>> BEGIN Provided records
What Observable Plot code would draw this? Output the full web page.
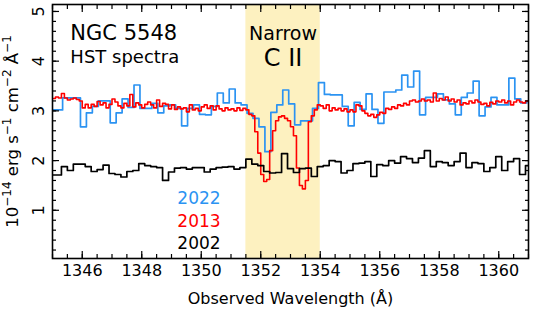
>> END Provided records
>> BEGIN Provided records
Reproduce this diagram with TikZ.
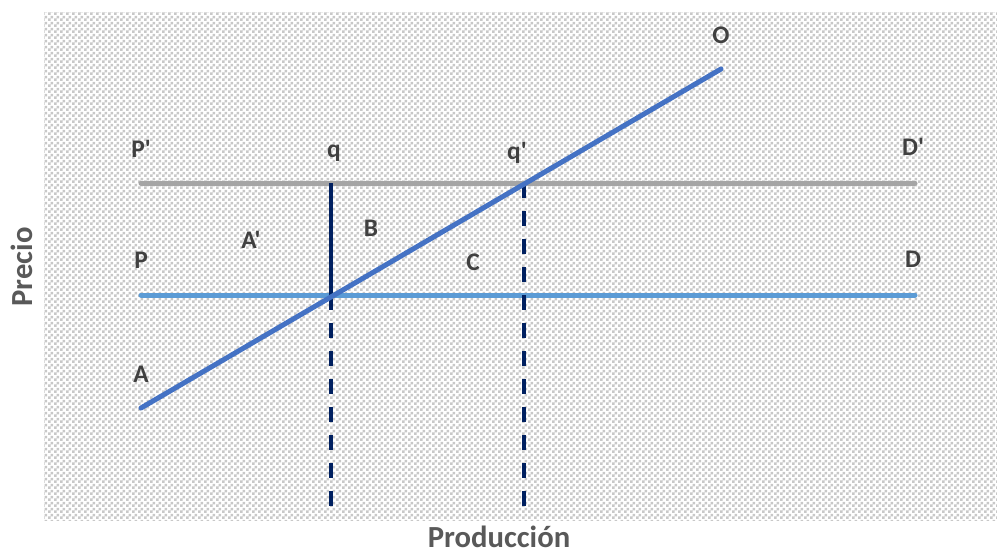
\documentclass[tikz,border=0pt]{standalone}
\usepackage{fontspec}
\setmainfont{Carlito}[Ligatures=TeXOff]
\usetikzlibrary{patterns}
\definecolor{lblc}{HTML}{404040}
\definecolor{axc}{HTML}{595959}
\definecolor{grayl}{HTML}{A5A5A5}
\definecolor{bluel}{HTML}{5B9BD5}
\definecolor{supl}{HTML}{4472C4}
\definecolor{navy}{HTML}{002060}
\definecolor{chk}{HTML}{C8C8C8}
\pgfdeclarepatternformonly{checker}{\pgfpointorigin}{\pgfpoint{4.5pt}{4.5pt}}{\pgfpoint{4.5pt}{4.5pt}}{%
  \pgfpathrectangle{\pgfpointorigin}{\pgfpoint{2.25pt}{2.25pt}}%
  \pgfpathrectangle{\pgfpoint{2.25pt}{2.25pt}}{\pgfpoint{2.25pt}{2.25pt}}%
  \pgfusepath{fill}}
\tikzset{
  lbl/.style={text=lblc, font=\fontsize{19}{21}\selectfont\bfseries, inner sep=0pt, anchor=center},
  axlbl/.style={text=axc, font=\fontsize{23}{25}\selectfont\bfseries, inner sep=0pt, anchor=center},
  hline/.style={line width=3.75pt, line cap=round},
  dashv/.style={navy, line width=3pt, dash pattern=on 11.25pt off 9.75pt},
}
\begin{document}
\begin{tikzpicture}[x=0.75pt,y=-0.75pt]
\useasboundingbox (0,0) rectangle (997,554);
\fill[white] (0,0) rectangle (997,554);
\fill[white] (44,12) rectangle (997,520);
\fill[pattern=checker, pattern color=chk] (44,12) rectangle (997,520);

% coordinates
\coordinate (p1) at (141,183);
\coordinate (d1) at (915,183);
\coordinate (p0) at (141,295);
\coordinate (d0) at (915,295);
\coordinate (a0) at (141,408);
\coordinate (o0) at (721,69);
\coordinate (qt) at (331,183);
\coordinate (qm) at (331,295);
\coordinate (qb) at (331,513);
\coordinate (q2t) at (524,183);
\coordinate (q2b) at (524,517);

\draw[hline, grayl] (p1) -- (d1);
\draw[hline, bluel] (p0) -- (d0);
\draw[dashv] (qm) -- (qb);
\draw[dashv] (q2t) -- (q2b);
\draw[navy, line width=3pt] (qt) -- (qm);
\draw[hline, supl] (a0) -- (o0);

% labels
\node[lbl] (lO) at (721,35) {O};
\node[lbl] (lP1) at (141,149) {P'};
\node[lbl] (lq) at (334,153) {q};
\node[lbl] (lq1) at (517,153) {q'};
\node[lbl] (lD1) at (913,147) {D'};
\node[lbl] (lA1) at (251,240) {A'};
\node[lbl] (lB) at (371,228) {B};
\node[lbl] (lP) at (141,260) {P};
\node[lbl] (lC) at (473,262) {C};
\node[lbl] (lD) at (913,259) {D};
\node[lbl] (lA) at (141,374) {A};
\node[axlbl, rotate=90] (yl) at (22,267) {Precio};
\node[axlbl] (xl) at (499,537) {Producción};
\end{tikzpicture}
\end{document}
>> END Provided records
Exercise aim -
Where a line of the data holds "this", show that line.

In response -
What Observable Plot code would draw this? Output the full web page.
Reproduce this diagram with TikZ.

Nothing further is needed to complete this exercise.